The general ineffectiveness of those laws spurred more interest in forming labor organizations—not the relatively smaller, city-based craft brotherhoods that occasionally would assert political power, but larger, regional unions that were politically driven. Those unions were also craft-based, and concerned primarily with the welfare of their own members (as well as control of their jurisdiction), but the seeds had been planted for national labor unions, and there was a renewed interest in forming trades’ councils and solidarity with other unions. This intensified with the rise of the railroads, when economies were no longer so “local”.


...


It wasn’t until the New Deal with its Fair Labor Standards Act that the eight hour day became standard. …or has it?
For the past two decades the eight-hour day has been little more than a footnote in the history books; the recent downturn in the average number of weekly hours worked in the U.S. can be attributed to rising unemployment. What happened?

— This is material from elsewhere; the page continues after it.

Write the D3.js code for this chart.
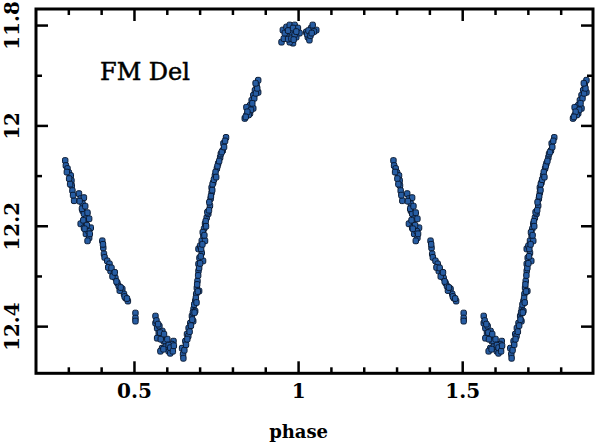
<!DOCTYPE html>
<html>
<head>
<meta charset="utf-8">
<script src="https://cdn.jsdelivr.net/npm/d3@7"></script>
<style>
  body { margin: 0; background: #fff; }
  svg { display: block; }
</style>
</head>
<body>
<div class="graph"></div>
<script>
var width = 597,
    height = 443;

// phase (0..1), magnitude pairs, one cycle
var maxPoints = [
  [0.952,11.809],[0.963,11.803],[0.973,11.799],[0.988,11.799],[0.998,11.805],
  [0.003,11.815],[0.993,11.823],[0.983,11.835],[0.973,11.833],[0.948,11.833],
  [0.963,11.819],[0.978,11.813],[0.955,11.826],[0.958,11.815],[0.968,11.810],
  [0.968,11.827],[0.978,11.826],[0.983,11.805],[0.988,11.818],[0.993,11.812],
  [0.985,11.828],
  [0.023,11.813],[0.028,11.823],[0.038,11.805],[0.054,11.809],[0.043,11.799],
  [0.033,11.829],[0.026,11.817],[0.030,11.810],[0.047,11.812],[0.036,11.820],
  [0.040,11.815]
];

var descPoints = [
  [0.289,12.069],[0.291,12.079],[0.296,12.085],[0.300,12.093],[0.306,12.099],
  [0.308,12.109],[0.309,12.119],[0.311,12.129],[0.316,12.149],[0.294,12.092],
  [0.301,12.105],[0.304,12.116],[0.313,12.138],
  [0.331,12.135],[0.336,12.145],[0.342,12.155],[0.346,12.143],[0.342,12.169],
  [0.346,12.175],[0.357,12.173],[0.352,12.185],[0.362,12.185],[0.336,12.195],
  [0.346,12.203],[0.357,12.205],[0.367,12.203],[0.352,12.215],[0.362,12.223],
  [0.357,12.229],[0.333,12.150],[0.340,12.165],[0.350,12.160],[0.344,12.188],
  [0.355,12.198],[0.360,12.210],[0.348,12.205],[0.364,12.215],
  [0.402,12.229],[0.405,12.243],[0.407,12.255],[0.404,12.236],[0.409,12.262],
  [0.417,12.269],[0.424,12.275],[0.427,12.289],[0.437,12.295],[0.442,12.303],
  [0.448,12.313],[0.452,12.319],[0.463,12.325],[0.468,12.335],[0.473,12.343],
  [0.480,12.349],[0.420,12.282],[0.430,12.283],[0.433,12.300],[0.440,12.292],
  [0.445,12.310],[0.455,12.328],[0.458,12.322],[0.470,12.340],[0.477,12.344],
  [0.503,12.373],[0.503,12.383],[0.503,12.389]
];

var minPoints = [
  [0.564,12.379],[0.564,12.393],[0.569,12.403],[0.574,12.413],[0.584,12.419],
  [0.589,12.429],[0.584,12.443],[0.599,12.439],[0.604,12.449],[0.614,12.445],
  [0.619,12.429],[0.614,12.435],[0.579,12.449],[0.594,12.429],[0.569,12.423],
  [0.576,12.399],[0.585,12.409],[0.600,12.425],[0.609,12.453],[0.567,12.388],
  [0.572,12.395],[0.578,12.412],[0.580,12.425],[0.590,12.415],[0.595,12.440],
  [0.604,12.437],[0.609,12.442],[0.617,12.449],[0.620,12.438],[0.588,12.445]
];

var risePoints = [
  [0.645,12.443],[0.648,12.455],[0.649,12.463],[0.655,12.429],[0.660,12.415],
  [0.665,12.403],[0.670,12.393],[0.675,12.379],[0.680,12.365],[0.685,12.349],
  [0.688,12.335],[0.690,12.323],[0.692,12.309],[0.695,12.289],[0.695,12.275],
  [0.698,12.263],[0.705,12.253],[0.695,12.245],[0.700,12.239],[0.705,12.229],
  [0.710,12.219],[0.712,12.205],[0.715,12.195],[0.720,12.183],[0.725,12.175],
  [0.730,12.159],[0.732,12.145],[0.735,12.133],[0.735,12.123],[0.740,12.113],
  [0.745,12.099],[0.751,12.085],[0.755,12.075],[0.761,12.063],[0.769,12.049],
  [0.771,12.035],[0.779,12.023],
  [0.664,12.419],[0.679,12.389],[0.697,12.329],[0.685,12.369],[0.709,12.269],
  [0.715,12.229],[0.652,12.447],[0.657,12.436],[0.661,12.425],[0.668,12.410],
  [0.672,12.398],[0.676,12.386],[0.678,12.372],[0.682,12.356],[0.683,12.372],
  [0.687,12.343],[0.689,12.352],[0.691,12.316],[0.693,12.330],[0.694,12.298],
  [0.697,12.283],[0.700,12.274],[0.702,12.260],[0.703,12.245],[0.707,12.236],
  [0.708,12.212],[0.713,12.218],[0.717,12.190],[0.718,12.200],[0.722,12.172],
  [0.727,12.168],[0.728,12.152],[0.733,12.140],[0.737,12.128],[0.738,12.116],
  [0.742,12.107],[0.747,12.092],[0.749,12.102],[0.753,12.080],[0.758,12.070],
  [0.763,12.056],[0.766,12.052],[0.773,12.042],[0.776,12.030]
];

var shoulderPoints = [
  [0.877,11.909],[0.872,11.919],[0.867,11.929],[0.862,11.939],[0.857,11.949],
  [0.852,11.959],[0.846,11.969],[0.841,11.979],[0.836,11.985],[0.852,11.975],
  [0.877,11.933],[0.862,11.965],[0.841,11.963],[0.865,11.945],[0.859,11.955],
  [0.855,11.968],[0.848,11.978],[0.844,11.972],[0.870,11.935],[0.874,11.925],
  [0.839,11.982],[0.869,11.915]
];

var xLabelTicks = [0.5, 1, 1.5],
    xMinorTicks = [0.3, 0.4, 0.6, 0.7, 0.8, 0.9, 1.1, 1.2, 1.3, 1.4, 1.6, 1.7, 1.8],
    yLabelTicks = [11.8, 12, 12.2, 12.4],
    yMinorTicks = [11.9, 12.1, 12.3];

var starName = "FM Del";

var frameL = 36, frameR = 593, frameT = 9, frameB = 373.3;

var svg = d3.select(".graph").append("svg")
    .attr("width", width)
    .attr("height", height);

var x = d3.scaleLinear().domain([0.2, 1.9]).range([frameL, frameR + 1]);
var y = d3.scaleLinear().domain([11.767, 12.493]).range([frameT, frameB]);

// every point drawn at its phase and one cycle later, kept inside the window
var allPoints = [].concat(maxPoints, descPoints, minPoints, risePoints, shoulderPoints);
var plotted = [];
allPoints.forEach(function(d) {
  [0, 1].forEach(function(k) {
    var p = d[0] + k;
    if (p >= 0.2 && p <= 1.9) plotted.push({phase: p, mag: d[1]});
  });
});

// small rounded squares, like the original plotting symbol
svg.append("g")
  .selectAll("rect")
  .data(plotted)
  .enter().append("rect")
    .attr("x", function(d) { return x(d.phase) - 2.7; })
    .attr("y", function(d) { return y(d.mag) - 2.9; })
    .attr("width", 5.4)
    .attr("height", 5.8)
    .attr("rx", 1.6)
    .style("fill", "#275da3")
    .style("stroke", "#0a1a33")
    .style("stroke-width", 1);

// frame ticks, long for labelled values, short otherwise
var tickG = svg.append("g")
    .style("stroke", "#000")
    .style("stroke-width", 2.5);

function xTicks(vals, len) {
  vals.forEach(function(v) {
    tickG.append("line").attr("x1", x(v)).attr("x2", x(v)).attr("y1", frameB).attr("y2", frameB - len);
    tickG.append("line").attr("x1", x(v)).attr("x2", x(v)).attr("y1", frameT).attr("y2", frameT + len);
  });
}
function yTicks(vals, len) {
  vals.forEach(function(v) {
    tickG.append("line").attr("x1", frameL).attr("x2", frameL + len).attr("y1", y(v)).attr("y2", y(v));
    tickG.append("line").attr("x1", frameR).attr("x2", frameR - len).attr("y1", y(v)).attr("y2", y(v));
  });
}
xTicks(xLabelTicks, 12);
xTicks(xMinorTicks, 6);
yTicks(yLabelTicks, 12);
yTicks(yMinorTicks, 6);

svg.append("rect")
    .attr("x", frameL)
    .attr("y", frameT)
    .attr("width", frameR - frameL)
    .attr("height", frameB - frameT)
    .style("fill", "none")
    .style("stroke", "#000")
    .style("stroke-width", 3);

var labelFont = "'DejaVu Serif', serif";

svg.append("g")
  .selectAll("text")
  .data(xLabelTicks)
  .enter().append("text")
    .attr("x", function(d) { return x(d); })
    .attr("y", 398)
    .attr("text-anchor", "middle")
    .style("font-family", labelFont)
    .style("font-weight", "bold")
    .style("font-size", "20px")
    .text(function(d) { return d; });

svg.append("g")
  .selectAll("text")
  .data(yLabelTicks)
  .enter().append("text")
    .attr("transform", function(d) { return "translate(19," + y(d) + ") rotate(-90)"; })
    .attr("text-anchor", "middle")
    .style("font-family", labelFont)
    .style("font-weight", "bold")
    .style("font-size", "20px")
    .text(function(d) { return d; });

svg.append("text")
    .attr("x", x(1))
    .attr("y", 438)
    .attr("text-anchor", "middle")
    .style("font-family", labelFont)
    .style("font-weight", "bold")
    .style("font-size", "18px")
    .text("phase");

svg.append("text")
    .attr("x", 100)
    .attr("y", 80)
    .style("font-family", labelFont)
    .style("font-size", "24px")
    .style("stroke", "#000")
    .style("stroke-width", 0.5)
    .text(starName);
</script>
</body>
</html>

Overtime pay was designed to penalize employers for not hiring more workers. But as the number of workers organized into labor unions fell, fewer workplaces paid double time—overtime fell back into time-and-a-half. Industries also adopted the practice of reclassifying workers as “associates” or “managers” in order to opt-out of paying overtime. The illegal practice of “working off the clock” (being required to work without pay as a condition of employment) has made a comeback. And the skyrocketing cost of health care benefits (for workplaces that provide them) has made overtime a cheaper alternative to hiring more employees. Introduction of the four-day, ten-hour work week in many industries (including construction), or of the three-day, twelve-hour week (especially in health care) has further eroded the eight-hour day; “4-10s” are likely to be in more demand due to the rising cost of gasoline (the state of Utah has instituted the four-day work week for most state employees). It should probably go without saying that displaced workers often work two jobs to replace the wages lost from their former employment.